The five kitchen layout mistakes I see most in Corona tract homes: breaking the work triangle, sizing the island wrong, skipping real ventilation, forgetting where the trash and recycling go, and putting the fridge where it blocks the room. None of these show up in a glossy rendering. All of them show up every day you cook.
I have remodeled a lot of kitchens in Corona, and most of the homes here are tract builds from the 80s through the 2000s with a few predictable floor plans. That is good news, because the layout mistakes repeat, and once you know them you can dodge every one. These are the five that cost homeowners the most after the dust settles. None of them are about taste. They are about how the room actually works when you live in it.
Mistake 1: breaking the work triangle
The sink, the stove, and the refrigerator form a triangle, and the distance between those three is the single most important number in your kitchen. Too tight and you are bumping elbows. Too spread out and you log a mile a day walking between them. In a lot of Corona remodels, a homeowner falls in love with a big island and ends up pushing the fridge so far from the sink that the cook is constantly crossing the whole room. Get the triangle right first, then build the pretty stuff around it.

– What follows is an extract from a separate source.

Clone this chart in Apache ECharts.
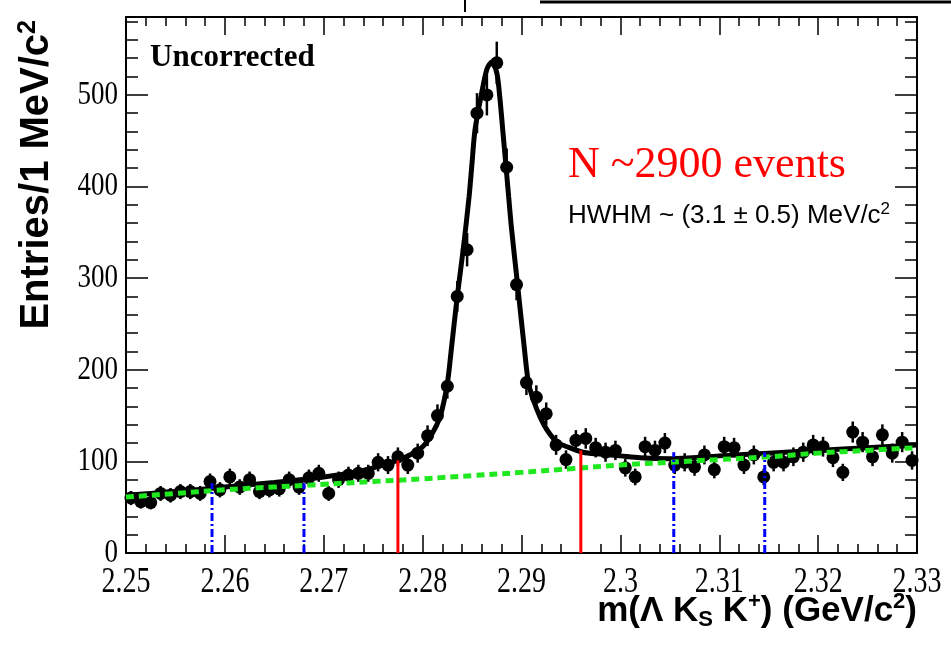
<!DOCTYPE html>
<html><head><meta charset="utf-8">
<script src="https://cdn.jsdelivr.net/npm/echarts@6/dist/echarts.min.js"></script>
<style>html,body{margin:0;padding:0;background:#fff}#c{width:951px;height:648px}</style>
</head><body><div id="c"></div>
<script>
// histogram binning
const binLow = 2.25, binWidth = 0.001;
// entries per 1 MeV bin
const counts = [60,56,55,65,63,67,67,65,78,69,83,72,80,67,69,70,80,72,82,87,
  65,80,85,87,87,99,96,105,96,109,128,150,182,280,331,480,500,535,421,293,
  186,170,152,118,102,123,125,115,110,112,93,83,116,112,120,96,99,94,107,91,
  116,115,96,107,83,99,99,105,110,118,116,104,88,132,121,105,129,109,121,101];
// statistical error per bin
const errors = [7.7,7.5,7.4,8.1,7.9,8.2,8.2,8.1,8.8,8.3,9.1,8.5,8.9,8.2,8.3,8.4,8.9,8.5,9.1,9.3,
  8.1,8.9,9.2,9.3,9.3,9.9,9.8,10.2,9.8,10.4,11.3,12.2,13.5,16.7,18.2,21.9,22.4,23.1,20.5,17.1,
  13.6,13.0,12.3,10.9,10.1,11.1,11.2,10.7,10.5,10.6,9.6,9.1,10.8,10.6,11.0,9.8,9.9,9.7,10.3,9.5,
  10.8,10.7,9.8,10.3,9.1,9.9,9.9,10.2,10.5,10.9,10.8,10.2,9.4,11.5,11.0,10.2,11.4,10.4,11.0,10.0];
// total fit curve
const fitX = [2.2500,2.2550,2.2600,2.2650,2.2700,2.2730,2.2750,2.2777,2.2787,2.2800,2.2810,2.2818,2.2825,2.2829,2.2835,2.2841,2.2847,2.2850,2.2853,2.2859,2.2865,2.2870,2.2875,2.2878,2.2881,2.2884,2.2887,2.2890,2.2896,2.2903,2.2907,2.2912,2.2919,2.2926,2.2936,2.2946,2.2962,2.2980,2.3000,2.3020,2.3050,2.3100,2.3150,2.3200,2.3250,2.3300];
const fitY = [63,67,72,77,83,88,93,102,107,116,131,150,185,222,280,331,389,426,462,498,528,536,524,498,462,426,389,353,293,222,186,167,148,134,121,116,110,108,106,104,103,106,109,112,115,118];
// background curve
const bgX = [2.250,2.255,2.260,2.265,2.270,2.275,2.280,2.285,2.290,2.295,2.300,2.305,2.310,2.315,2.320,2.325,2.330];
const bgY = [61,65,69,72,75,78,81,84.5,88,92,96,99,102,105,109,112,115];
// sideband and signal window lines
const sideX = [2.2587,2.2680,2.3054,2.3146];
const sideTop = [76,76,110,110];
const sigX = [2.2775,2.2960];
const sigTop = [101,112];
// tick labels
const xTicks = [2.25,2.26,2.27,2.28,2.29,2.30,2.31,2.32,2.33];
const xTickLabels = ['2.25','2.26','2.27','2.28','2.29','2.3','2.31','2.32','2.33'];
const yTicks = [0,100,200,300,400,500];
const yTickLabels = ['0','100','200','300','400','500'];

const chart = echarts.init(document.getElementById('c'), null, {renderer:'canvas'});
const axisCommon = {
  axisLine:{show:true,onZero:false,lineStyle:{color:'#000',width:2}},
  splitLine:{show:false}, axisLabel:{show:false}
};
const xAxisBase = Object.assign({type:'value',min:2.25,max:2.33,interval:0.01,
  axisTick:{show:true,inside:true,length:18,lineStyle:{color:'#000',width:1.5}},
  minorTick:{show:true,splitNumber:5,length:9,lineStyle:{color:'#000',width:1.5}}}, axisCommon);
const yAxisBase = Object.assign({type:'value',min:0,max:585,interval:100,
  axisTick:{show:true,inside:true,length:22,lineStyle:{color:'#000',width:1.5}},
  minorTick:{show:true,splitNumber:5,length:12,lineStyle:{color:'#000',width:1.5}}}, axisCommon);

const pts = counts.map((c,i)=>[binLow + binWidth*(i+0.5), c, errors[i]]);

const option = {
  animation:false,
  backgroundColor:'#fff',
  grid:{left:126,top:17,width:791,height:536,containLabel:false},
  xAxis:[Object.assign({position:'bottom'},xAxisBase),Object.assign({position:'top'},xAxisBase)],
  yAxis:[Object.assign({position:'left'},yAxisBase),Object.assign({position:'right'},yAxisBase)],
  series:[
    {type:'custom', name:'data', data:pts, encode:{x:0,y:1}, z:2, silent:true,
     renderItem:function(params, api){
       const x=api.value(0), y=api.value(1), e=api.value(2);
       const p=api.coord([x,y]), lo=api.coord([x,y-e]), hi=api.coord([x,y+e]);
       return {type:'group',children:[
         {type:'line',shape:{x1:p[0],y1:lo[1],x2:p[0],y2:hi[1]},style:{stroke:'#000',lineWidth:2.5}},
         {type:'circle',shape:{cx:p[0],cy:p[1],r:6.5},style:{fill:'#000'}}
       ]};
     }},
    {type:'line', name:'fit', data:fitX.map((x,i)=>[x,fitY[i]]), showSymbol:false, smooth:0.3, z:3, silent:true,
     lineStyle:{color:'#000',width:5}},
    {type:'line', name:'bg', data:bgX.map((x,i)=>[x,bgY[i]]), showSymbol:false, smooth:true, z:4, silent:true,
     lineStyle:{color:'#1fe81f',width:5,type:[8,5]}},
    {type:'custom', name:'side', data:sideX.map((x,i)=>[x,sideTop[i]]), encode:{x:0,y:1}, z:5, silent:true,
     renderItem:function(params, api){
       const a=api.coord([api.value(0),0]), b=api.coord([api.value(0),api.value(1)]);
       return {type:'line',shape:{x1:a[0],y1:a[1],x2:b[0],y2:b[1]},style:{stroke:'#0000ff',lineWidth:3,lineDash:[8,3,2,3]}};
     }},
    {type:'custom', name:'sig', data:sigX.map((x,i)=>[x,sigTop[i]]), encode:{x:0,y:1}, z:5, silent:true,
     renderItem:function(params, api){
       const a=api.coord([api.value(0),0]), b=api.coord([api.value(0),api.value(1)]);
       return {type:'line',shape:{x1:a[0],y1:a[1],x2:b[0],y2:b[1]},style:{stroke:'#ff0000',lineWidth:3}};
     }},
    {type:'custom', name:'xlabels', data:xTicks.map(v=>[v,0]), encode:{x:0,y:1}, clip:false, z:6, silent:true,
     renderItem:function(params, api){
       const p=api.coord([api.value(0),0]);
       return {type:'text',x:p[0],y:p[1]+11,scaleY:1.3,
         style:{text:xTickLabels[params.dataIndex],fill:'#000',font:'28px "Liberation Serif"',align:'center',verticalAlign:'top'}};
     }},
    {type:'custom', name:'ylabels', data:yTicks.map(v=>[2.25,v]), encode:{x:0,y:1}, clip:false, z:6, silent:true,
     renderItem:function(params, api){
       const p=api.coord([2.25,api.value(1)]);
       return {type:'text',x:p[0]-8,y:p[1],scaleY:1.25,
         style:{text:yTickLabels[params.dataIndex],fill:'#000',font:'27px "Liberation Serif"',align:'right',verticalAlign:'middle'}};
     }}
  ],
  graphic:[
    {type:'text',x:150,y:58,style:{text:'Uncorrected',fill:'#000',font:'bold 31px "Liberation Serif"',align:'left',verticalAlign:'middle'}},
    {type:'text',x:568,y:165,style:{text:'N ~2900 events',fill:'#ff0000',font:'44px "Liberation Serif"',align:'left',verticalAlign:'middle'}},
    {type:'text',x:568,y:216,style:{text:'{t|HWHM ~ (3.1 ± 0.5) MeV/c}{s|2}',align:'left',verticalAlign:'middle',
      rich:{t:{fill:'#000',font:'26px "Liberation Sans"',lineHeight:30},s:{fill:'#000',font:'17px "Liberation Sans"',verticalAlign:'top',lineHeight:14}}}},
    {type:'text',x:37,y:20,rotation:Math.PI/2,style:{text:'{t|Entries/1 MeV/c}{s|2}',align:'right',verticalAlign:'middle',
      rich:{t:{fill:'#000',font:'bold 40px "Liberation Sans"',lineHeight:42},s:{fill:'#000',font:'bold 25px "Liberation Sans"',verticalAlign:'top',lineHeight:20}}}},
    {type:'text',x:917,y:611,style:{text:'{t|m(Λ K}{b|S}{t| K}{s|+}{t|) (GeV/c}{s|2}{t|)}',align:'right',verticalAlign:'middle',
      rich:{t:{fill:'#000',font:'bold 35px "Liberation Sans"',lineHeight:40},
            s:{fill:'#000',font:'bold 22px "Liberation Sans"',verticalAlign:'top',lineHeight:18},
            b:{fill:'#000',font:'bold 22px "Liberation Sans"',verticalAlign:'bottom',lineHeight:16}}}},
    {type:'line',shape:{x1:465,y1:0,x2:465,y2:12},style:{stroke:'#000',lineWidth:2}},
    {type:'line',shape:{x1:540,y1:2,x2:951,y2:2},style:{stroke:'#000',lineWidth:3}}
  ]
};
chart.setOption(option);
</script>
</body></html>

Mistake 2: an island that is too big, too small, or too close
Islands are where Corona kitchens go wrong most often. The two killers are clearance and proportion. You want at least 42 inches of walking room around an island, and 48 is better if two people cook. I have walked into finished kitchens where the island looked great in the drawing and left 32 inches to the oven, so the oven door barely opens. Size the island to the room and the traffic, not to the biggest slab you can afford.
Mistake 3: pretending a recirculating hood is ventilation
This one bites people in our climate. A recirculating microhood with a charcoal filter does not move heat, grease, or moisture out of the house. It just blows it back at you. In a Corona kitchen where you are running the range hard, you want a real ducted hood that vents outside. Yes, ducting to the exterior is more work and may need a permit. It is also the difference between a kitchen that stays clean and one where the cabinets get a greasy film in two years.

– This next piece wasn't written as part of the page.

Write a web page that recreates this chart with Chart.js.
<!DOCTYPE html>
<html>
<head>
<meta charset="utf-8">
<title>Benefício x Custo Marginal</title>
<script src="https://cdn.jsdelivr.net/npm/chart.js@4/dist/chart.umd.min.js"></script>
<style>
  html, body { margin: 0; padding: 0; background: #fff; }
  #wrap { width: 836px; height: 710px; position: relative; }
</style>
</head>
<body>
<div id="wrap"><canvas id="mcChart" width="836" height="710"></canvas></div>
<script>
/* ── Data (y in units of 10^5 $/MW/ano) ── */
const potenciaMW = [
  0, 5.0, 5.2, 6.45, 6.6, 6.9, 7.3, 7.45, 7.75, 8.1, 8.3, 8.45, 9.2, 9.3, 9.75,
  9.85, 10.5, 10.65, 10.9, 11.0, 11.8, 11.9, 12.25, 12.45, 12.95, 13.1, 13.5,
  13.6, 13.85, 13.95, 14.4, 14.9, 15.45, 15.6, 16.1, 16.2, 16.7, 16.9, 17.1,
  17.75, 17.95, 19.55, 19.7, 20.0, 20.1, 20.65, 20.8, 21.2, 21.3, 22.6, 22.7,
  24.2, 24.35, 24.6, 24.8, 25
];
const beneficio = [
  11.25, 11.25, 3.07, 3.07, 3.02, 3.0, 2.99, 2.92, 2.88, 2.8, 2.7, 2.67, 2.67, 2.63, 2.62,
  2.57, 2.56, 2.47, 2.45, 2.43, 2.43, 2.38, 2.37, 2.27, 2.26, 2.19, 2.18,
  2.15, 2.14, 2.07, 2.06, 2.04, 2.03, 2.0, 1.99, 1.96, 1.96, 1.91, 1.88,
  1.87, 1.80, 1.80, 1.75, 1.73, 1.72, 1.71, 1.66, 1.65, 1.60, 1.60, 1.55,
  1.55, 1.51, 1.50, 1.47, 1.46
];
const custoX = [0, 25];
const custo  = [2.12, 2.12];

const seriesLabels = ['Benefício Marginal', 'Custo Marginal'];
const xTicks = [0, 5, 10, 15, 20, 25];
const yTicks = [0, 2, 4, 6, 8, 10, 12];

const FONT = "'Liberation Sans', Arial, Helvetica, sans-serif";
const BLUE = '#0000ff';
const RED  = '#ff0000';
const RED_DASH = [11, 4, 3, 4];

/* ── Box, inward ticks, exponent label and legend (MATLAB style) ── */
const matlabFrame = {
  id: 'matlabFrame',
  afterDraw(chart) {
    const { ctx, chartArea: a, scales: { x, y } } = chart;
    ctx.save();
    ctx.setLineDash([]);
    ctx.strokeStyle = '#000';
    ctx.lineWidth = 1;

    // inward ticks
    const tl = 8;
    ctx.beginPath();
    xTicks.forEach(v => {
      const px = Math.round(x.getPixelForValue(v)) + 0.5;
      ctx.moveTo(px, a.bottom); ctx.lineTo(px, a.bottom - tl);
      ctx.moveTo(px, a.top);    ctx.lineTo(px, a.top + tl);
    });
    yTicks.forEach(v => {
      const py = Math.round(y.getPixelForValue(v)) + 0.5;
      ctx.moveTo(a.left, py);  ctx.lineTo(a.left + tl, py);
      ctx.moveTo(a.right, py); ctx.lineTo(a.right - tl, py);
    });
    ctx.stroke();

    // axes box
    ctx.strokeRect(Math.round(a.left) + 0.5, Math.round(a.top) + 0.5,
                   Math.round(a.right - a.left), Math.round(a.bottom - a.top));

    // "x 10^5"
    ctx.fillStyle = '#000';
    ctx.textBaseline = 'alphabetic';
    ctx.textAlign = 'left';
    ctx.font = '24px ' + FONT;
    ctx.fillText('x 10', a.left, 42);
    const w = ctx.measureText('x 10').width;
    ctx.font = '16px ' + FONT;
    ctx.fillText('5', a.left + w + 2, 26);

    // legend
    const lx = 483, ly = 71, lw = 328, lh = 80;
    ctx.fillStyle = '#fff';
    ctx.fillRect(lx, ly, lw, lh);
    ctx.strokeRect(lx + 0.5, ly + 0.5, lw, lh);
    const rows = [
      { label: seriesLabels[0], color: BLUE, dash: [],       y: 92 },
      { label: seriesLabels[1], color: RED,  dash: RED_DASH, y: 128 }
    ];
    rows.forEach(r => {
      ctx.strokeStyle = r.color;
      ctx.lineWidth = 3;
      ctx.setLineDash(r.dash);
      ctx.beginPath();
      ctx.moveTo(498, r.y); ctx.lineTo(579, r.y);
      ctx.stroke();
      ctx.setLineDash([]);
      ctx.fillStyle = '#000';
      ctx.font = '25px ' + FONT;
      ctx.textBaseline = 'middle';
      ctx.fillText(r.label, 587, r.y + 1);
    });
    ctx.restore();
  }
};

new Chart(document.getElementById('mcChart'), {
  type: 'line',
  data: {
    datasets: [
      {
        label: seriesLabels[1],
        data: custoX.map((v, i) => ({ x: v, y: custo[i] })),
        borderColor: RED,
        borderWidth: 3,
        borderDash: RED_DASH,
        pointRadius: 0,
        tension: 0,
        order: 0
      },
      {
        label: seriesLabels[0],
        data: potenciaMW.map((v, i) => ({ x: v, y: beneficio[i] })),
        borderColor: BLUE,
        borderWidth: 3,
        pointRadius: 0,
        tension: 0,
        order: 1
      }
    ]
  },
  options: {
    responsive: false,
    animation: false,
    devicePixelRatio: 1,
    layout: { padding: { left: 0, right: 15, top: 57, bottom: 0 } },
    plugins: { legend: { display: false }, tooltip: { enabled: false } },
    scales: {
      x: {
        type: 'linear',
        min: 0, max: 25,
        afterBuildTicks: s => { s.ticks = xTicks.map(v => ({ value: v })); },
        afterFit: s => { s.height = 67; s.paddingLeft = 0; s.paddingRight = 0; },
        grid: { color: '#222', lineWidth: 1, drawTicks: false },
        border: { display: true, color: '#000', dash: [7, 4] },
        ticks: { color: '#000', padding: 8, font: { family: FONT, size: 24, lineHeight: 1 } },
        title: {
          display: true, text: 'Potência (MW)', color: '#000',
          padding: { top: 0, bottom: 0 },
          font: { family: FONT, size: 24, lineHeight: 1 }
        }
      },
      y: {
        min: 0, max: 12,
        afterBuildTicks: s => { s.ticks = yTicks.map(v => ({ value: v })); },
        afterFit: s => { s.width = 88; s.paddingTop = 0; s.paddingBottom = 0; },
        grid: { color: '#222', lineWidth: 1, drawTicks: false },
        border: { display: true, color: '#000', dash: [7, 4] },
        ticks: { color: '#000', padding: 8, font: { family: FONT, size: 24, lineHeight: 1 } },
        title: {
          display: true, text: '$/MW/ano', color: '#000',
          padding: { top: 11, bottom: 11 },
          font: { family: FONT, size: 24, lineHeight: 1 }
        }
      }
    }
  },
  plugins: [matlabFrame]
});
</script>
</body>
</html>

Mistake 4: no real home for trash and recycling
It sounds small. It is not. California requires recycling, your household generates trash, green waste, and recycling, and if your layout has no built-in pull-out for all three, those bins end up sitting in the open or crammed in the garage. I design a dedicated pull-out into the cabinet run near the prep zone on every kitchen I do. You will use it ten times a day, and you will notice every single day if it is missing.
Mistake 5: the fridge that blocks the room
The refrigerator is the tallest, deepest thing in the kitchen, and where you put it sets the whole feel of the space. Park it at the mouth of the kitchen and it visually chokes the entrance and blocks sightlines. In Corona tract homes with a kitchen open to the family room, I push the fridge to an end wall or recess it into a cabinet surround so it sits flush. The room instantly feels bigger, and traffic flows instead of dead-ending at a stainless wall.

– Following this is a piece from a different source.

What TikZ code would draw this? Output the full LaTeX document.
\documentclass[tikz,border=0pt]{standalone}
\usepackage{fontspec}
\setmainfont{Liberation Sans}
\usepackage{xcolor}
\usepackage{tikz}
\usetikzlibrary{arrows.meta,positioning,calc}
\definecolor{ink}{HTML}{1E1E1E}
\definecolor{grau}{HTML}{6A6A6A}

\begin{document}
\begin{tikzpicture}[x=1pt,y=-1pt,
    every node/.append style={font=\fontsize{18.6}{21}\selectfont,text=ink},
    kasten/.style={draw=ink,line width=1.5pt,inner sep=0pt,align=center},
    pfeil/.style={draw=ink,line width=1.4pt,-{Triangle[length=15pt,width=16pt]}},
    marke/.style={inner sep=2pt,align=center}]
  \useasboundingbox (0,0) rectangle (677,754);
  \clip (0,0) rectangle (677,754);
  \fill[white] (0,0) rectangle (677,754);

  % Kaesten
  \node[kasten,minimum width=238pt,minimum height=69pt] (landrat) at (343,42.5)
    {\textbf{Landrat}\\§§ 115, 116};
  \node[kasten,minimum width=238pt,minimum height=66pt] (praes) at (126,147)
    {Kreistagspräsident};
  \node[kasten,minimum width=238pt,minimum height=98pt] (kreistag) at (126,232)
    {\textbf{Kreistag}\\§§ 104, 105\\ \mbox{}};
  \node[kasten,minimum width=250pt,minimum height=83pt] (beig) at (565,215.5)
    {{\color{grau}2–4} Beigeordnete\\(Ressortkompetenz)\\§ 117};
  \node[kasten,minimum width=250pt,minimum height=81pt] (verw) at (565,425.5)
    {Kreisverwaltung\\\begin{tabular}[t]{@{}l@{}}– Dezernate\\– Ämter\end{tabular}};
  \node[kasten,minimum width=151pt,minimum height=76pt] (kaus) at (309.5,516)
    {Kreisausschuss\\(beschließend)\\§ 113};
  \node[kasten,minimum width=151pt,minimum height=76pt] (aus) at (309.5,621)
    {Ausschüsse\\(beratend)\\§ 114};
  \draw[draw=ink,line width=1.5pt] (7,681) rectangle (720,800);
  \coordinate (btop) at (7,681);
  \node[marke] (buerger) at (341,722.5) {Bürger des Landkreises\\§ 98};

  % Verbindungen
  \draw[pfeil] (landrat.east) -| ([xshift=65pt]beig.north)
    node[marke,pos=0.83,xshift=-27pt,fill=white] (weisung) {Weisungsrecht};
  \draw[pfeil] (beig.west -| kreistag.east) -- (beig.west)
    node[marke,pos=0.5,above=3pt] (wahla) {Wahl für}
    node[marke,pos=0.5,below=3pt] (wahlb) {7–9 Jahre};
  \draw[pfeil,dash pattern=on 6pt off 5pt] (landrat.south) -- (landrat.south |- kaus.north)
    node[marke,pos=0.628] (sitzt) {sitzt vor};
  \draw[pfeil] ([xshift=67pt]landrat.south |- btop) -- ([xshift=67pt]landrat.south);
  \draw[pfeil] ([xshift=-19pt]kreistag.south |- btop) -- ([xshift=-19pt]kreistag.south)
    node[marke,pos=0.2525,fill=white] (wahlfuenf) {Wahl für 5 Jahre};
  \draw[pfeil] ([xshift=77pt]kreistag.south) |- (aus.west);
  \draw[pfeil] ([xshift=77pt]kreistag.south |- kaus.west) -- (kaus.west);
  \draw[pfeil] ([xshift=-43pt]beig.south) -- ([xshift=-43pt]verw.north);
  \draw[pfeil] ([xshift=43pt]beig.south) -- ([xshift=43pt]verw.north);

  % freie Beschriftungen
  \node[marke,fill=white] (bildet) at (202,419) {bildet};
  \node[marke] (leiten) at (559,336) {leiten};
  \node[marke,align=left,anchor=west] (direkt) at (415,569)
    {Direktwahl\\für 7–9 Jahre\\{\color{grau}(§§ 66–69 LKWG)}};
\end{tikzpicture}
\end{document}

How I keep my Corona clients out of these traps
Before I price a single cabinet, I tape out the layout on the existing floor and we walk it together. You stand at the sink, reach for the imaginary fridge, open the imaginary oven. Thirty minutes of taping out a layout saves you from living with a mistake for fifteen years. That is the value of 35 years doing this in one region: I have already seen where these floor plans fight you, and I plan around it before we ever swing a hammer.
Common Questions
What is the ideal work triangle for a Corona kitchen?
Keep the total of the three legs between the sink, stove, and refrigerator in a comfortable range so no single leg is cramped or marathon-length. In most Corona tract layouts that means not pushing the fridge across the room to make space for an oversized island.
How much clearance do I need around a kitchen island?
At least 42 inches of walking space around the island, and 48 inches if two people cook at once. Anything tighter and oven and dishwasher doors start fighting the island.
Do I really need a ducted range hood?
For real cooking, yes. A recirculating hood just blows heat and grease back into the room. A ducted hood that vents outside keeps your cabinets and air clean, and it is worth the extra ducting work even when it needs a permit.
Do Corona kitchen remodels need a permit?
If you move plumbing, electrical, gas, or a wall, yes. A pure cosmetic cabinet-and-counter swap with no service relocation often does not. I tell you exactly which side of the line your project falls on before we start, and I pull the permit when it is needed.
Can you work with my existing kitchen footprint?
Absolutely. Many of the best Corona kitchen remodels keep the footprint and just fix the layout details, the ventilation, and the storage. Keeping plumbing and walls where they are also keeps the budget down.